Williams was elected mayor in 2008, 2012 and in 2016.

“There are so many stories and so many families – the Phillips family, the Harrison family, the Esham family, the Moore family, as well as the Ayres, Hall, Purnell and Whaley families, and many, many others that have deep, deep roots easily into the 1800s – if not even later,” Williams said. “Like most small towns, every generation has had to stumble to create opportunities for the next generation, but here at least we’ve always kept these core families that have been able to plant their roots here,” he continued.

“That has created the core that has now made it possible for people from all kinds of background with all kinds of diversity – who share our values – to come here and succeed. And it’s more about shared values than who your family is,” Williams said.

The story of the Town of Berlin today is a story of success. During the last five or so years, national publications almost weekly have named the small town of just 4,000-5,000 people one of the best in the country for its shopping, its robust event schedule, and its historical charm.

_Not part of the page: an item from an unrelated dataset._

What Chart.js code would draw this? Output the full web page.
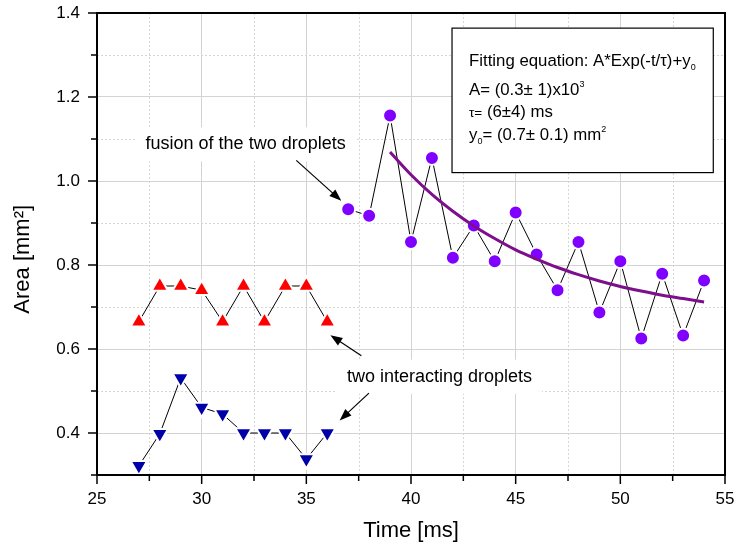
<!DOCTYPE html>
<html>
<head>
<meta charset="utf-8">
<script src="https://cdn.jsdelivr.net/npm/chart.js@4.4.1/dist/chart.umd.min.js"></script>
<style>
  html, body { margin: 0; padding: 0; background: #fff; }
  #wrap { width: 737px; height: 548px; }
</style>
</head>
<body>
<div id="wrap"><canvas id="chart" width="737" height="548"></canvas></div>
<script>
// time [ms] and area [mm^2]
const timesEarly  = [27, 28, 29, 30, 31, 32, 33, 34, 35, 36];
const areaUpper   = [0.665, 0.75, 0.75, 0.74, 0.665, 0.75, 0.665, 0.75, 0.75, 0.665];
const areaLower   = [0.322, 0.398, 0.531, 0.461, 0.445, 0.4, 0.4, 0.4, 0.338, 0.4];
const timesFusion = [37, 38, 39, 40, 41, 42, 43, 44, 45, 46, 47, 48, 49, 50, 51, 52, 53, 54];
const areaFusion  = [0.933, 0.917, 1.156, 0.855, 1.055, 0.817, 0.894, 0.809, 0.925, 0.825, 0.740, 0.855, 0.687, 0.809, 0.625, 0.779, 0.632, 0.763];
const timesFit    = [39, 40, 41, 42, 43, 44, 45, 46, 47, 48, 49, 50, 51, 52, 53, 54];
const areaFit     = [1.069, 1.015, 0.968, 0.928, 0.893, 0.863, 0.836, 0.814, 0.794, 0.777, 0.762, 0.749, 0.738, 0.728, 0.720, 0.712];

const xMin = 25, xMax = 55, xStep = 2.5;
const yMin = 0.3, yMax = 1.4, yStep = 0.1;

// annotations, placed in data units
const fusionNote = { text: 'fusion of the two droplets', t: 27.32, v: 1.087 };
const pairNote   = { text: 'two interacting droplets', t: 36.94, v: 0.534 };
const arrows = [
  [34.52, 1.049, 36.67, 0.953],
  [37.63, 0.584, 36.15, 0.633],
  [37.99, 0.495, 36.59, 0.430]
];
const fitBox = { t1: 41.96, v1: 1.364, t2: 54.44, v2: 1.02 };

const FONT = '"Liberation Sans", Arial, sans-serif';
const pts = (xs, ys) => xs.map((x, i) => ({ x, y: ys[i] }));

function drawRuns(ctx, x, y, runs) {
  runs.forEach(r => {
    const size = r.size || 16.8;
    ctx.font = `${size}px ${FONT}`;
    ctx.fillText(r.s, x, y + (r.dy || 0));
    x += ctx.measureText(r.s).width;
  });
}

function arrow(ctx, x1, y1, x2, y2) {
  const a = Math.atan2(y2 - y1, x2 - x1), len = 12, hw = 4.5;
  ctx.beginPath();
  ctx.moveTo(x1, y1);
  ctx.lineTo(x2 - Math.cos(a) * len * 0.8, y2 - Math.sin(a) * len * 0.8);
  ctx.stroke();
  ctx.beginPath();
  ctx.moveTo(x2, y2);
  ctx.lineTo(x2 - Math.cos(a) * len - Math.sin(a) * hw, y2 - Math.sin(a) * len + Math.cos(a) * hw);
  ctx.lineTo(x2 - Math.cos(a) * len + Math.sin(a) * hw, y2 - Math.sin(a) * len - Math.cos(a) * hw);
  ctx.closePath();
  ctx.fill();
}

const decor = {
  id: 'decor',
  beforeDatasetsDraw(chart) {
    const { ctx, chartArea: a, scales: { x, y } } = chart;
    ctx.save();
    // minor dashed grid
    ctx.strokeStyle = '#d6d6d6';
    ctx.lineWidth = 1;
    ctx.setLineDash([2, 2]);
    x.ticks.forEach(t => {
      if (Math.abs(t.value % 5) < 1e-6) return;
      const px = Math.round(x.getPixelForValue(t.value)) + 0.5;
      ctx.beginPath(); ctx.moveTo(px, a.top); ctx.lineTo(px, a.bottom); ctx.stroke();
    });
    y.ticks.forEach(t => {
      if (Math.round(t.value * 10) % 2 === 0) return;
      const py = Math.round(y.getPixelForValue(t.value)) + 0.5;
      ctx.beginPath(); ctx.moveTo(a.left, py); ctx.lineTo(a.right, py); ctx.stroke();
    });
    ctx.setLineDash([]);
    // white backing behind the two labels
    ctx.fillStyle = '#fff';
    ctx.font = `18px ${FONT}`;
    [fusionNote, pairNote].forEach(n => {
      const px = x.getPixelForValue(n.t), py = y.getPixelForValue(n.v);
      const w = ctx.measureText(n.text).width;
      ctx.fillRect(px - 10, py - 17, w + 20, 34);
    });
    ctx.restore();
  },
  afterDraw(chart) {
    const { ctx, chartArea: a, scales: { x, y } } = chart;
    ctx.save();
    // frame
    ctx.strokeStyle = '#000';
    ctx.lineWidth = 2;
    ctx.strokeRect(a.left, a.top, a.right - a.left, a.bottom - a.top);
    // outward ticks
    ctx.lineWidth = 1.5;
    x.ticks.forEach(t => {
      const px = x.getPixelForValue(t.value);
      const len = Math.abs(t.value % 5) < 1e-6 ? 9 : 6;
      ctx.beginPath(); ctx.moveTo(px, a.bottom); ctx.lineTo(px, a.bottom + len); ctx.stroke();
    });
    y.ticks.forEach(t => {
      const py = y.getPixelForValue(t.value);
      const len = Math.round(t.value * 10) % 2 === 0 ? 9 : 6;
      ctx.beginPath(); ctx.moveTo(a.left, py); ctx.lineTo(a.left - len, py); ctx.stroke();
    });
    // fit parameter box
    const bx = x.getPixelForValue(fitBox.t1), by = y.getPixelForValue(fitBox.v1);
    const bw = x.getPixelForValue(fitBox.t2) - bx, bh = y.getPixelForValue(fitBox.v2) - by;
    ctx.fillStyle = '#fff';
    ctx.fillRect(bx, by, bw, bh);
    ctx.lineWidth = 1.2;
    ctx.strokeRect(bx, by, bw, bh);
    ctx.fillStyle = '#000';
    ctx.textBaseline = 'alphabetic';
    const tx = bx + 17;
    drawRuns(ctx, tx, by + 38, [{ s: 'Fitting equation: A*Exp(-t/τ)+y' }, { s: '0', size: 9, dy: 4 }]);
    drawRuns(ctx, tx, by + 67, [{ s: 'A= (0.3± 1)x10' }, { s: '3', size: 9, dy: -8 }]);
    drawRuns(ctx, tx, by + 89, [{ s: 'τ=', size: 13.5 }, { s: ' (6±4) ms' }]);
    drawRuns(ctx, tx, by + 112, [{ s: 'y' }, { s: '0', size: 9, dy: 4 }, { s: '= (0.7± 0.1) mm' }, { s: '2', size: 9, dy: -8 }]);
    // labels and arrows
    ctx.font = `18px ${FONT}`;
    ctx.textBaseline = 'middle';
    [fusionNote, pairNote].forEach(n => ctx.fillText(n.text, x.getPixelForValue(n.t), y.getPixelForValue(n.v)));
    ctx.lineWidth = 1.2;
    arrows.forEach(([t1, v1, t2, v2]) => arrow(ctx, x.getPixelForValue(t1), y.getPixelForValue(v1), x.getPixelForValue(t2), y.getPixelForValue(v2)));
    ctx.restore();
  }
};

const connect = { showLine: true, borderColor: '#000', borderWidth: 1, pointBorderColor: '#fff', pointBorderWidth: 2 };

new Chart(document.getElementById('chart'), {
  type: 'scatter',
  data: {
    datasets: [
      { label: 'fit', data: pts(timesFit, areaFit), showLine: true, borderColor: '#7d0f8c', borderWidth: 3, pointRadius: 0, cubicInterpolationMode: 'monotone' },
      { ...connect, label: 'fusion', data: pts(timesFusion, areaFusion), pointStyle: 'circle', pointRadius: 7, pointBackgroundColor: '#8000ff' },
      { ...connect, label: 'upper droplet', data: pts(timesEarly, areaUpper), pointStyle: 'triangle', pointRadius: 9.5, pointBackgroundColor: '#ff0000' },
      { ...connect, label: 'lower droplet', data: pts(timesEarly, areaLower), pointStyle: 'triangle', pointRotation: 180, pointRadius: 9.5, pointBackgroundColor: '#0000a8' }
    ]
  },
  options: {
    responsive: false,
    animation: false,
    layout: { padding: { top: 13, right: 12, left: 0, bottom: 0 } },
    plugins: { legend: { display: false }, tooltip: { enabled: false } },
    scales: {
      x: {
        type: 'linear', min: xMin, max: xMax,
        afterFit: s => { s.height = 73; s.paddingLeft = 0; s.paddingRight = 0; },
        ticks: {
          stepSize: xStep, autoSkip: false, padding: 14, color: '#000',
          font: { family: FONT, size: 17 },
          callback: v => (Math.abs(v % 5) < 1e-6 ? String(v) : '')
        },
        grid: { drawTicks: false, color: c => (Math.abs(c.tick.value % 5) < 1e-6 ? '#d3d3d3' : 'rgba(0,0,0,0)') },
        border: { display: false },
        title: { display: true, text: 'Time [ms]', color: '#000', font: { family: FONT, size: 22 }, padding: { top: 0, bottom: 4 } }
      },
      y: {
        type: 'linear', min: yMin, max: yMax,
        afterFit: s => { s.width = 97; s.paddingTop = 0; s.paddingBottom = 0; },
        ticks: {
          stepSize: yStep, autoSkip: false, padding: 17, color: '#000',
          font: { family: FONT, size: 17 },
          callback: v => { const k = Math.round(v * 10); return k % 2 === 0 ? (k / 10).toFixed(1) : ''; }
        },
        grid: { drawTicks: false, color: c => (Math.round(c.tick.value * 10) % 2 === 0 ? '#d3d3d3' : 'rgba(0,0,0,0)') },
        border: { display: false },
        title: { display: true, text: 'Area [mm²]     ', color: '#000', font: { family: FONT, size: 22 }, padding: { top: 10, bottom: 0 } }
      }
    }
  },
  plugins: [decor]
});
</script>
</body>
</html>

“It’s an unexpected pleasure, which I think also sums up a lot of peoples’ experience when they first come to Berlin,” Williams said. “Certainly, I never expected this to happen during my lifetime, and certainly not during my public trusteeship as mayor of the town.

“It’s been very gratifying, not only as mayor but as a lifelong resident, to see what a small community can do when everybody gets involved,” he continued. “Everybody doesn’t have to do everything, but I think most people have to do something to support the folks who are trying to get things done.”

To put it another way, Williams added, “All things must change, but our responsibility as citizens is to make sure that as a community we make sure we make changes that are for the better.”

“Hopefully, this brief moment in time for our 150th anniversary will be not just about what we’ve done, but what we can possibly do in the future to build upon all the work that came before,” he said.